Chinese dark romantic play by Liao Yimei

Rhinoceros in Love is a Chinese play by Liao Yimei, originally directed by her husband Meng Jinghui in 1999, and subsequently performed more than 2,500 times and seen by more than a million people. The play was translated to English by Mark Talacko in 2012. A new English translation by Claire Conceison was commissioned by the BBC in 2014 for a radio play broadcast and was used for the surtitles for the play's US tours in 2017 and 2018.

The play describes the love of a rhinoceros feeder for a beautiful woman. It has been described as a 'classic drama' of modern Chinese theatre. While the play celebrates the protagonists’ resistance against commercialization and pursuit of true love, it also touches a chord with contemporary young Chinese audience in their quest for individual identity.
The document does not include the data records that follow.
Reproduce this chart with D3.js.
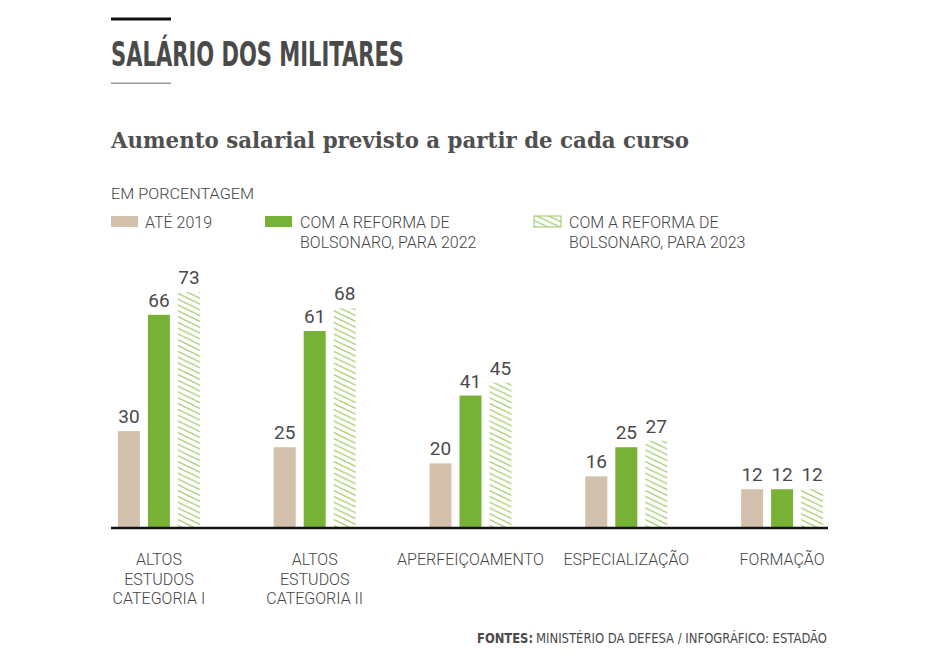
<!DOCTYPE html>
<html>
<head>
<meta charset="utf-8">
<script src="https://cdn.jsdelivr.net/npm/d3@7/dist/d3.min.js"></script>
<style>
  html, body { margin: 0; padding: 0; background: #fff; }
  svg { display: block; }
</style>
</head>
<body>
<svg id="chart" width="936" height="660"></svg>
<script>
// ---- DATA ----
const categories = ["ALTOS ESTUDOS CATEGORIA I", "ALTOS ESTUDOS CATEGORIA II", "APERFEIÇOAMENTO", "ESPECIALIZAÇÃO", "FORMAÇÃO"];
const categoryLines = [["ALTOS", "ESTUDOS", "CATEGORIA I"], ["ALTOS", "ESTUDOS", "CATEGORIA II"], ["APERFEIÇOAMENTO"], ["ESPECIALIZAÇÃO"], ["FORMAÇÃO"]];
const seriesKeys = ["ate2019", "reforma2022", "reforma2023"];
const seriesLabels = [["ATÉ 2019"], ["COM A REFORMA DE", "BOLSONARO, PARA 2022"], ["COM A REFORMA DE", "BOLSONARO, PARA 2023"]];
const ate2019 = [30, 25, 20, 16, 12];
const reforma2022 = [66, 61, 41, 25, 12];
const reforma2023 = [73, 68, 45, 27, 12];
const seriesValues = [ate2019, reforma2022, reforma2023];

// ---- STYLE ----
const TAN = "#d3c0ad", GREEN = "#77b136", HATCH = "#9cc760", TEXT = "#444";
const SANS = "Roboto, 'Noto Sans', sans-serif";
const COND = "'Liberation Sans Narrow', 'DejaVu Sans Condensed', 'Roboto', sans-serif";

const svg = d3.select("#chart");
const defs = svg.append("defs");
const pat = defs.append("pattern")
  .attr("id", "hatch").attr("patternUnits", "userSpaceOnUse")
  .attr("width", 12).attr("height", 5.8);
[-1, 0, 1].forEach(k => {
  pat.append("line")
    .attr("x1", 0).attr("y1", k * 5.8)
    .attr("x2", 12).attr("y2", k * 5.8 + 5.8)
    .attr("stroke", HATCH).attr("stroke-width", 1.1);
});

// ---- HEADER ----
svg.append("rect").attr("x", 111).attr("y", 17.5).attr("width", 60).attr("height", 3).attr("fill", "#111");
svg.append("text").attr("x", 111).attr("y", 66)
  .attr("font-family", COND).attr("font-weight", "bold").attr("font-size", 33)
  .attr("fill", "#4a4a4a").attr("textLength", 293).attr("lengthAdjust", "spacingAndGlyphs")
  .text("SALÁRIO DOS MILITARES");
svg.append("rect").attr("x", 111).attr("y", 82.5).attr("width", 60).attr("height", 1.5).attr("fill", "#9a9a9a");

svg.append("text").attr("x", 111).attr("y", 148)
  .attr("font-family", "'DejaVu Serif', 'Liberation Serif', serif").attr("font-weight", "bold").attr("font-size", 22)
  .attr("fill", "#505050").attr("textLength", 578).attr("lengthAdjust", "spacingAndGlyphs")
  .text("Aumento salarial previsto a partir de cada curso");

svg.append("text").attr("x", 111).attr("y", 199)
  .attr("font-family", SANS).attr("font-weight", 300).attr("font-size", 15)
  .attr("fill", TEXT).attr("textLength", 143).attr("lengthAdjust", "spacingAndGlyphs")
  .text("EM PORCENTAGEM");

// ---- LEGEND ----
const legendX = [111, 265, 534];
const legendFill = [TAN, GREEN, "url(#hatch)"];
seriesKeys.forEach((k, i) => {
  const g = svg.append("g").attr("transform", `translate(${legendX[i]},0)`);
  g.append("rect").attr("x", 0).attr("y", 216).attr("width", 27).attr("height", 11)
    .attr("fill", legendFill[i])
    .attr("stroke", i === 2 ? HATCH : "none").attr("stroke-width", 1);
  seriesLabels[i].forEach((line, j) => {
    g.append("text").attr("font-family", SANS).attr("font-weight", 300)
      .attr("font-size", 16).attr("fill", TEXT)
      .attr("x", i === 0 ? 34 : 35).attr("y", 228 + j * 20).text(line);
  });
});

// ---- SCALES ----
const baseY = 528;
const y = d3.scaleLinear().domain([0, 100]).range([baseY, baseY - 323]);
const x0 = d3.scaleBand().domain(categories).range([81, 860]);
const x1 = d3.scaleBand().domain(seriesKeys).range([-45, 45]).paddingInner(8 / 30).paddingOuter(4 / 30);

// ---- BARS ----
const fills = [TAN, GREEN, "url(#hatch)"];
const groups = svg.append("g").selectAll("g").data(categories).join("g")
  .attr("transform", d => `translate(${x0(d) + x0.bandwidth() / 2},0)`);

groups.each(function (cat, ci) {
  const g = d3.select(this);
  seriesKeys.forEach((k, si) => {
    const v = seriesValues[si][ci];
    g.append("rect")
      .attr("x", x1(k)).attr("width", x1.bandwidth())
      .attr("y", y(v)).attr("height", baseY - y(v))
      .attr("fill", fills[si]);
    g.append("text")
      .attr("x", x1(k) + x1.bandwidth() / 2).attr("y", y(v) - 8)
      .attr("text-anchor", "middle")
      .attr("font-family", SANS).attr("font-weight", 400).attr("font-size", 19)
      .attr("fill", "#4a4a4a")
      .text(v);
  });
  categoryLines[ci].forEach((line, j) => {
    g.append("text").attr("text-anchor", "middle")
      .attr("font-family", SANS).attr("font-weight", 300).attr("font-size", 16).attr("fill", TEXT)
      .attr("x", 0).attr("y", 565 + j * 19.5).text(line);
  });
});

// ---- AXIS LINE ----
svg.append("line").attr("x1", 111).attr("x2", 828).attr("y1", baseY).attr("y2", baseY)
  .attr("stroke", "#111").attr("stroke-width", 2.5);

// ---- FOOTER ----
svg.append("text").attr("x", 477).attr("y", 643)
  .attr("font-family", COND).attr("font-weight", "bold").attr("font-size", 14.5).attr("fill", "#4a4a4a")
  .attr("textLength", 56).attr("lengthAdjust", "spacingAndGlyphs")
  .text("FONTES:");
svg.append("text").attr("x", 827).attr("y", 643).attr("text-anchor", "end")
  .attr("font-family", COND).attr("font-size", 14.5).attr("fill", "#4a4a4a")
  .attr("textLength", 291).attr("lengthAdjust", "spacingAndGlyphs")
  .text("MINISTÉRIO DA DEFESA / INFOGRÁFICO: ESTADÃO");
</script>
</body>
</html>
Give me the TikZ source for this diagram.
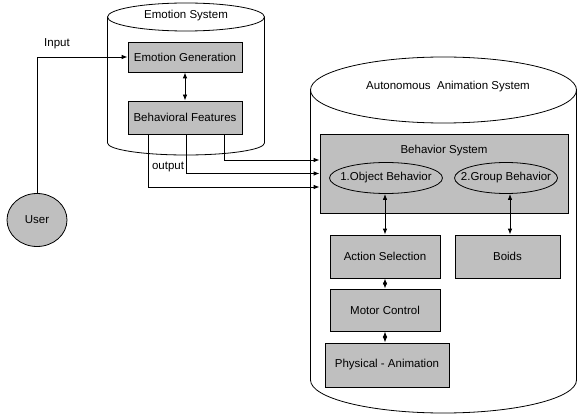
\documentclass[tikz,border=0pt]{standalone}
\usepackage{fontspec}
\setmainfont{Liberation Sans}
\usetikzlibrary{shapes.geometric,arrows.meta}

\begin{document}
\begin{tikzpicture}[x=1pt,y=-1pt,line width=0.8pt,
    every node/.style = {font=\fontsize{11.5}{13}\selectfont},
    box/.style = {draw, fill=gray!50, inner sep=1pt},
    oval/.style = {draw, ellipse, inner xsep=-9pt, inner ysep=1pt},
    link/.style = {-{Latex[length=6pt,width=4.5pt]}},
    twoway/.style = {{Latex[length=6pt,width=4.5pt]}-{Latex[length=6pt,width=4.5pt]}}]
    \useasboundingbox (0,0) rectangle (578,414);

    % emotion system
    \draw (186,17) ellipse [x radius=78.5, y radius=14];
    \draw (107.5,17) -- (107.5,143) arc[start angle=180, end angle=0, x radius=78.5, y radius=12] -- (264.5,17);
    \node (emo) at (186,16) {Emotion System};
    \node[box, minimum width=114pt, minimum height=30pt] (gen) at (185,57) {Emotion Generation};
    \node[box, minimum width=114pt, minimum height=33pt] (feat) at (185,117.5) {Behavioral Features};

    % autonomous animation system
    \draw (443.5,90) ellipse [x radius=133, y radius=33];
    \draw (310.5,90) -- (310.5,380) arc[start angle=180, end angle=0, x radius=133, y radius=33] -- (576.5,90);
    \node (aas) at (448,87) {Autonomous\ \ Animation System};
    \node[box, minimum width=248pt, minimum height=79pt] (bsys) at (444,173.5) {};
    \node (btitle) at (444,151) {Behavior System};
    \node[oval, minimum width=113pt, minimum height=31pt] (obj) at (386,178) {1.Object Behavior};
    \node[oval, minimum width=103pt, minimum height=31pt] (grp) at (506,178) {2.Group Behavior};
    \node[box, minimum width=110pt, minimum height=43pt] (act) at (385,256.5) {Action Selection};
    \node[box, minimum width=105pt, minimum height=43pt] (boids) at (507.5,256.5) {Boids};
    \node[box, minimum width=110pt, minimum height=42pt] (motor) at (385,310) {Motor Control};
    \node[box, minimum width=124pt, minimum height=44pt] (phys) at (387,365) {Physical - Animation};

    % user
    \node[oval, fill=gray!50, inner xsep=1pt, minimum width=60pt, minimum height=53pt] (user) at (37,220) {User};
    \node (input) at (57,44) {Input};
    \node (output) at (168,167) {output};

    \draw[link] (user.north) |- (gen.west);
    \draw[twoway] (gen) -- (feat);
    \draw[link] ([xshift=39pt]feat.south) |- ([yshift=13.5pt]bsys.west);
    \draw[link] ([xshift=1pt]feat.south) |- (bsys.west);
    \draw[link] ([xshift=-37pt]feat.south) |- ([yshift=-13.5pt]bsys.west);
    \draw[twoway] (obj.south -| act.north) -- (act.north);
    \draw[twoway] (grp.south -| 510,0) -- (boids.north -| 510,0);
    \draw[twoway] (act) -- (motor);
    \draw[twoway] (motor.south) -- (motor.south |- phys.north);
\end{tikzpicture}
\end{document}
The male protagonist, Ma Lu, in his futile efforts to win over Mingming’s love, incessantly fights against the stereotypical roles society expects him to play—rich, handsome, sophisticated, well-spoken, all cliches in cheap, cheesy soap operas. By adopting role playing within the role, Meng demonstrates the struggles of young Chinese in their search for meanings for their life in contemporary China.

It is a production of the National Theatre Company of China.

In August 2012, it became the first play in the People's Republic of China (1949- ) to reach 1,000 performances.